- _Required task_: In full and without alteration, repeat the material.

- _Supplied information_:
========

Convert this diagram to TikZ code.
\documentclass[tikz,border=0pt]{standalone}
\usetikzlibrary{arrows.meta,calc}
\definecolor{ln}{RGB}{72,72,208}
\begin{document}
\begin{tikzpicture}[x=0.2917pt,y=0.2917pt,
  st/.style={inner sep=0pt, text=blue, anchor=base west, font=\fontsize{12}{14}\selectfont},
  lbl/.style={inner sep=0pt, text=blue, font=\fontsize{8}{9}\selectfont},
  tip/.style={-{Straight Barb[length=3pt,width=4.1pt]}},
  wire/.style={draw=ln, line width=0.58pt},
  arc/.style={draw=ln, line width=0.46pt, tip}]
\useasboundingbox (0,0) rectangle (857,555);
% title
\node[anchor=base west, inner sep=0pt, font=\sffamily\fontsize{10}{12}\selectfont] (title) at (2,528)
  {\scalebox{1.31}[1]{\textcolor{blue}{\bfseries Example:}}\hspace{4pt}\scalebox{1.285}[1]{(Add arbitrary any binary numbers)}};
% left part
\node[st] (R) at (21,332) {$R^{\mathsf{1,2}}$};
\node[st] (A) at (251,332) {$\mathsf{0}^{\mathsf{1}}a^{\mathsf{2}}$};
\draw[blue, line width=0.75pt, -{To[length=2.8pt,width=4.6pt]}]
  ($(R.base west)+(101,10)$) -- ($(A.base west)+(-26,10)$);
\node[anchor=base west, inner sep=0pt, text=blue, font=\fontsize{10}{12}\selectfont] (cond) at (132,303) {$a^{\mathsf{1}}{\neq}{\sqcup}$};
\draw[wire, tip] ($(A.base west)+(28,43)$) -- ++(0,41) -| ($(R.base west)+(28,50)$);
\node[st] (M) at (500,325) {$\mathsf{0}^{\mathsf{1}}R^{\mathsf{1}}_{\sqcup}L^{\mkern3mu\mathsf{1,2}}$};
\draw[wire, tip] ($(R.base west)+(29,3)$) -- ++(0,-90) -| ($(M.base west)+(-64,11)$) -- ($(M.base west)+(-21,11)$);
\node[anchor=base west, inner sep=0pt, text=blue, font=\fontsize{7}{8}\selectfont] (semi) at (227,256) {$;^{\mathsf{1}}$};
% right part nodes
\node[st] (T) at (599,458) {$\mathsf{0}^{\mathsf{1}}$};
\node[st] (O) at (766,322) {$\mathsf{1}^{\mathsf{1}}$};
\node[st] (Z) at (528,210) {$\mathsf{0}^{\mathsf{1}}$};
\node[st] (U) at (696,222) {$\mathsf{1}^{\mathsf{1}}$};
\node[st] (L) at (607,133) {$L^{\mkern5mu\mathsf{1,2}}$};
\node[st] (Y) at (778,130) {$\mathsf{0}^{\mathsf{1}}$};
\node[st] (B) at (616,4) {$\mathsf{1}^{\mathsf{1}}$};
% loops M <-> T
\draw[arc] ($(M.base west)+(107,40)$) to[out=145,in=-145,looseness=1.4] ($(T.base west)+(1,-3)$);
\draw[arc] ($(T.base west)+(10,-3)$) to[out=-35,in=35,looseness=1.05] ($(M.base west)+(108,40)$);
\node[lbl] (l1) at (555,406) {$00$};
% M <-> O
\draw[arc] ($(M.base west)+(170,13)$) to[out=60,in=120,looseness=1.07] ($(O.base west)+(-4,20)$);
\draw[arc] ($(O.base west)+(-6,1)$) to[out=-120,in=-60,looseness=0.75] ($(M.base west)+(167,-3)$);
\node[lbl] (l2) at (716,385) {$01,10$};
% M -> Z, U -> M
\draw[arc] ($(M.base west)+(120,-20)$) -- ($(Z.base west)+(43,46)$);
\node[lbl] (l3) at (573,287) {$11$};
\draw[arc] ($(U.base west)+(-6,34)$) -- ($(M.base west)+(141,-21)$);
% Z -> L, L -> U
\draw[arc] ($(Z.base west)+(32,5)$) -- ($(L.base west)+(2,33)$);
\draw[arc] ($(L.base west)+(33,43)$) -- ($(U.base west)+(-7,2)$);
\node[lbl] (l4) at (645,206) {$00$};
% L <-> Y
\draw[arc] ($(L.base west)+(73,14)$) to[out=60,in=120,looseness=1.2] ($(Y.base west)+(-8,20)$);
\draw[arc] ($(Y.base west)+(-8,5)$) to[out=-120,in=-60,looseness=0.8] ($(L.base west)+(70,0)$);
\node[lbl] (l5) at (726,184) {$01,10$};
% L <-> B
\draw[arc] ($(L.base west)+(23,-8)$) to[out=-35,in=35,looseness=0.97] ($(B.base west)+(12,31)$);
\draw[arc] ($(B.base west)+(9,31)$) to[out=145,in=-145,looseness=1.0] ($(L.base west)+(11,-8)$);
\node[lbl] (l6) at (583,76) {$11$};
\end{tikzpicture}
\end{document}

========

- _Written solution_:
Convert this diagram to TikZ code.
\documentclass[tikz,border=0pt]{standalone}
\usetikzlibrary{arrows.meta,calc}
\definecolor{ln}{RGB}{72,72,208}
\begin{document}
\begin{tikzpicture}[x=0.2917pt,y=0.2917pt,
  st/.style={inner sep=0pt, text=blue, anchor=base west, font=\fontsize{12}{14}\selectfont},
  lbl/.style={inner sep=0pt, text=blue, font=\fontsize{8}{9}\selectfont},
  tip/.style={-{Straight Barb[length=3pt,width=4.1pt]}},
  wire/.style={draw=ln, line width=0.58pt},
  arc/.style={draw=ln, line width=0.46pt, tip}]
\useasboundingbox (0,0) rectangle (857,555);
% title
\node[anchor=base west, inner sep=0pt, font=\sffamily\fontsize{10}{12}\selectfont] (title) at (2,528)
  {\scalebox{1.31}[1]{\textcolor{blue}{\bfseries Example:}}\hspace{4pt}\scalebox{1.285}[1]{(Add arbitrary any binary numbers)}};
% left part
\node[st] (R) at (21,332) {$R^{\mathsf{1,2}}$};
\node[st] (A) at (251,332) {$\mathsf{0}^{\mathsf{1}}a^{\mathsf{2}}$};
\draw[blue, line width=0.75pt, -{To[length=2.8pt,width=4.6pt]}]
  ($(R.base west)+(101,10)$) -- ($(A.base west)+(-26,10)$);
\node[anchor=base west, inner sep=0pt, text=blue, font=\fontsize{10}{12}\selectfont] (cond) at (132,303) {$a^{\mathsf{1}}{\neq}{\sqcup}$};
\draw[wire, tip] ($(A.base west)+(28,43)$) -- ++(0,41) -| ($(R.base west)+(28,50)$);
\node[st] (M) at (500,325) {$\mathsf{0}^{\mathsf{1}}R^{\mathsf{1}}_{\sqcup}L^{\mkern3mu\mathsf{1,2}}$};
\draw[wire, tip] ($(R.base west)+(29,3)$) -- ++(0,-90) -| ($(M.base west)+(-64,11)$) -- ($(M.base west)+(-21,11)$);
\node[anchor=base west, inner sep=0pt, text=blue, font=\fontsize{7}{8}\selectfont] (semi) at (227,256) {$;^{\mathsf{1}}$};
% right part nodes
\node[st] (T) at (599,458) {$\mathsf{0}^{\mathsf{1}}$};
\node[st] (O) at (766,322) {$\mathsf{1}^{\mathsf{1}}$};
\node[st] (Z) at (528,210) {$\mathsf{0}^{\mathsf{1}}$};
\node[st] (U) at (696,222) {$\mathsf{1}^{\mathsf{1}}$};
\node[st] (L) at (607,133) {$L^{\mkern5mu\mathsf{1,2}}$};
\node[st] (Y) at (778,130) {$\mathsf{0}^{\mathsf{1}}$};
\node[st] (B) at (616,4) {$\mathsf{1}^{\mathsf{1}}$};
% loops M <-> T
\draw[arc] ($(M.base west)+(107,40)$) to[out=145,in=-145,looseness=1.4] ($(T.base west)+(1,-3)$);
\draw[arc] ($(T.base west)+(10,-3)$) to[out=-35,in=35,looseness=1.05] ($(M.base west)+(108,40)$);
\node[lbl] (l1) at (555,406) {$00$};
% M <-> O
\draw[arc] ($(M.base west)+(170,13)$) to[out=60,in=120,looseness=1.07] ($(O.base west)+(-4,20)$);
\draw[arc] ($(O.base west)+(-6,1)$) to[out=-120,in=-60,looseness=0.75] ($(M.base west)+(167,-3)$);
\node[lbl] (l2) at (716,385) {$01,10$};
% M -> Z, U -> M
\draw[arc] ($(M.base west)+(120,-20)$) -- ($(Z.base west)+(43,46)$);
\node[lbl] (l3) at (573,287) {$11$};
\draw[arc] ($(U.base west)+(-6,34)$) -- ($(M.base west)+(141,-21)$);
% Z -> L, L -> U
\draw[arc] ($(Z.base west)+(32,5)$) -- ($(L.base west)+(2,33)$);
\draw[arc] ($(L.base west)+(33,43)$) -- ($(U.base west)+(-7,2)$);
\node[lbl] (l4) at (645,206) {$00$};
% L <-> Y
\draw[arc] ($(L.base west)+(73,14)$) to[out=60,in=120,looseness=1.2] ($(Y.base west)+(-8,20)$);
\draw[arc] ($(Y.base west)+(-8,5)$) to[out=-120,in=-60,looseness=0.8] ($(L.base west)+(70,0)$);
\node[lbl] (l5) at (726,184) {$01,10$};
% L <-> B
\draw[arc] ($(L.base west)+(23,-8)$) to[out=-35,in=35,looseness=0.97] ($(B.base west)+(12,31)$);
\draw[arc] ($(B.base west)+(9,31)$) to[out=145,in=-145,looseness=1.0] ($(L.base west)+(11,-8)$);
\node[lbl] (l6) at (583,76) {$11$};
\end{tikzpicture}
\end{document}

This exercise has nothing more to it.